--- DATA BLOCK ---

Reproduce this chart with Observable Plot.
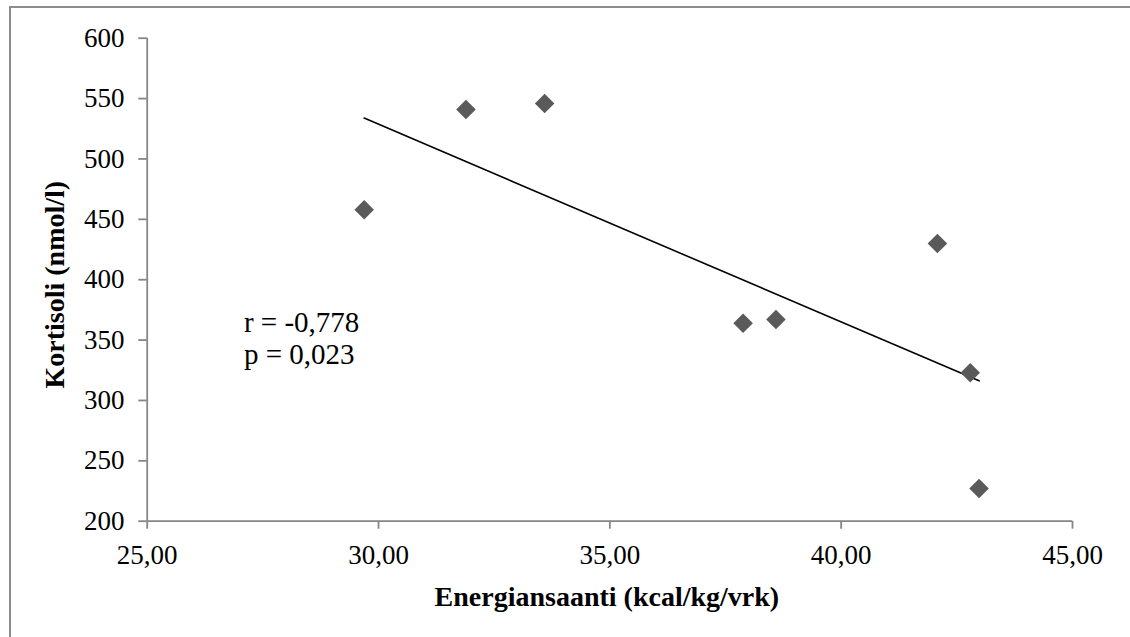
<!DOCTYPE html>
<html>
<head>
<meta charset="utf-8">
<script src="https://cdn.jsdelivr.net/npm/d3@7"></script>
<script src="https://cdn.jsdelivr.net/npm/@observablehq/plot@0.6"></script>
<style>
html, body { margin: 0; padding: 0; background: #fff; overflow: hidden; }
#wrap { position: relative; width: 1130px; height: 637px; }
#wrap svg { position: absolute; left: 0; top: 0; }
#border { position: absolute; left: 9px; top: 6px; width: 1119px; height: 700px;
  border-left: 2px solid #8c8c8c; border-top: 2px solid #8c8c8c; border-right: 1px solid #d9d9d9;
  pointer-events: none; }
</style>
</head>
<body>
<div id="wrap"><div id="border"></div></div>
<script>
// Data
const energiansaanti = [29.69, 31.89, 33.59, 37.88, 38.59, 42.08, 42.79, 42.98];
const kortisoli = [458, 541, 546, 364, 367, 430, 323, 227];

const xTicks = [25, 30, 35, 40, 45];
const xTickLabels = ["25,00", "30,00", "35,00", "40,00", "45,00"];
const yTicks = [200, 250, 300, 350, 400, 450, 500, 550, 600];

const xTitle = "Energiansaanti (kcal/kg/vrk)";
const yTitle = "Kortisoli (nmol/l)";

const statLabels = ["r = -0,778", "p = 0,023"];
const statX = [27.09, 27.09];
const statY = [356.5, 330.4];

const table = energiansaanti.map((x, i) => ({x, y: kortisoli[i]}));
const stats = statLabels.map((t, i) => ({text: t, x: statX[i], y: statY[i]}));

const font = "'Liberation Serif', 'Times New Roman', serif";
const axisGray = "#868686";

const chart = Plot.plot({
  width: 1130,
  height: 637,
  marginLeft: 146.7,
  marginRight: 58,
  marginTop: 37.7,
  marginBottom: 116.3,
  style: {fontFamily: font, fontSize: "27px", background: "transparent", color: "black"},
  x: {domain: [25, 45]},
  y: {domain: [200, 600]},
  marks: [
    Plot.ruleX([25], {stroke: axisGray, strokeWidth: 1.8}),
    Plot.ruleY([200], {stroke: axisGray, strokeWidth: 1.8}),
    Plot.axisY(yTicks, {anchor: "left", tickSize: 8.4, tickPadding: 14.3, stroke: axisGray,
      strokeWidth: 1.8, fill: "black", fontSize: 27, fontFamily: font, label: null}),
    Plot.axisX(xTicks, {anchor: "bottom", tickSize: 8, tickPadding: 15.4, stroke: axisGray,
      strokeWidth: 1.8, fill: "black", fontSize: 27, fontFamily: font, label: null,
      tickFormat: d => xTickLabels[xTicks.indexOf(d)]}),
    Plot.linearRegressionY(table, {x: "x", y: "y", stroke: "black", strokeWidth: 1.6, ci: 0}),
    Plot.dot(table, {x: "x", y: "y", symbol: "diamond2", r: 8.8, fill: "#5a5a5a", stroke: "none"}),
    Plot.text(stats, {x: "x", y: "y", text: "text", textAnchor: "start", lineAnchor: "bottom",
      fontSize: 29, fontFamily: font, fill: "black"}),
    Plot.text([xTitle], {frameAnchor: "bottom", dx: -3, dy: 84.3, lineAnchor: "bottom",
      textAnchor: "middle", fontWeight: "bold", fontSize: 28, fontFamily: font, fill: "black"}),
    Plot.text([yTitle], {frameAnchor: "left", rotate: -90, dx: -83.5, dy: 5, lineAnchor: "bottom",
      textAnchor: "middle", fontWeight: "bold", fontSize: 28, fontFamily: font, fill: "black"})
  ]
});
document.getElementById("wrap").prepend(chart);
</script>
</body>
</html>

---

## WRITTEN TASK
Repeat the data in full and exactly. Omit pictures.

## REPLY TO THE EXERCISE
Reproduce this chart with Observable Plot.
<!DOCTYPE html>
<html>
<head>
<meta charset="utf-8">
<script src="https://cdn.jsdelivr.net/npm/d3@7"></script>
<script src="https://cdn.jsdelivr.net/npm/@observablehq/plot@0.6"></script>
<style>
html, body { margin: 0; padding: 0; background: #fff; overflow: hidden; }
#wrap { position: relative; width: 1130px; height: 637px; }
#wrap svg { position: absolute; left: 0; top: 0; }
#border { position: absolute; left: 9px; top: 6px; width: 1119px; height: 700px;
  border-left: 2px solid #8c8c8c; border-top: 2px solid #8c8c8c; border-right: 1px solid #d9d9d9;
  pointer-events: none; }
</style>
</head>
<body>
<div id="wrap"><div id="border"></div></div>
<script>
// Data
const energiansaanti = [29.69, 31.89, 33.59, 37.88, 38.59, 42.08, 42.79, 42.98];
const kortisoli = [458, 541, 546, 364, 367, 430, 323, 227];

const xTicks = [25, 30, 35, 40, 45];
const xTickLabels = ["25,00", "30,00", "35,00", "40,00", "45,00"];
const yTicks = [200, 250, 300, 350, 400, 450, 500, 550, 600];

const xTitle = "Energiansaanti (kcal/kg/vrk)";
const yTitle = "Kortisoli (nmol/l)";

const statLabels = ["r = -0,778", "p = 0,023"];
const statX = [27.09, 27.09];
const statY = [356.5, 330.4];

const table = energiansaanti.map((x, i) => ({x, y: kortisoli[i]}));
const stats = statLabels.map((t, i) => ({text: t, x: statX[i], y: statY[i]}));

const font = "'Liberation Serif', 'Times New Roman', serif";
const axisGray = "#868686";

const chart = Plot.plot({
  width: 1130,
  height: 637,
  marginLeft: 146.7,
  marginRight: 58,
  marginTop: 37.7,
  marginBottom: 116.3,
  style: {fontFamily: font, fontSize: "27px", background: "transparent", color: "black"},
  x: {domain: [25, 45]},
  y: {domain: [200, 600]},
  marks: [
    Plot.ruleX([25], {stroke: axisGray, strokeWidth: 1.8}),
    Plot.ruleY([200], {stroke: axisGray, strokeWidth: 1.8}),
    Plot.axisY(yTicks, {anchor: "left", tickSize: 8.4, tickPadding: 14.3, stroke: axisGray,
      strokeWidth: 1.8, fill: "black", fontSize: 27, fontFamily: font, label: null}),
    Plot.axisX(xTicks, {anchor: "bottom", tickSize: 8, tickPadding: 15.4, stroke: axisGray,
      strokeWidth: 1.8, fill: "black", fontSize: 27, fontFamily: font, label: null,
      tickFormat: d => xTickLabels[xTicks.indexOf(d)]}),
    Plot.linearRegressionY(table, {x: "x", y: "y", stroke: "black", strokeWidth: 1.6, ci: 0}),
    Plot.dot(table, {x: "x", y: "y", symbol: "diamond2", r: 8.8, fill: "#5a5a5a", stroke: "none"}),
    Plot.text(stats, {x: "x", y: "y", text: "text", textAnchor: "start", lineAnchor: "bottom",
      fontSize: 29, fontFamily: font, fill: "black"}),
    Plot.text([xTitle], {frameAnchor: "bottom", dx: -3, dy: 84.3, lineAnchor: "bottom",
      textAnchor: "middle", fontWeight: "bold", fontSize: 28, fontFamily: font, fill: "black"}),
    Plot.text([yTitle], {frameAnchor: "left", rotate: -90, dx: -83.5, dy: 5, lineAnchor: "bottom",
      textAnchor: "middle", fontWeight: "bold", fontSize: 28, fontFamily: font, fill: "black"})
  ]
});
document.getElementById("wrap").prepend(chart);
</script>
</body>
</html>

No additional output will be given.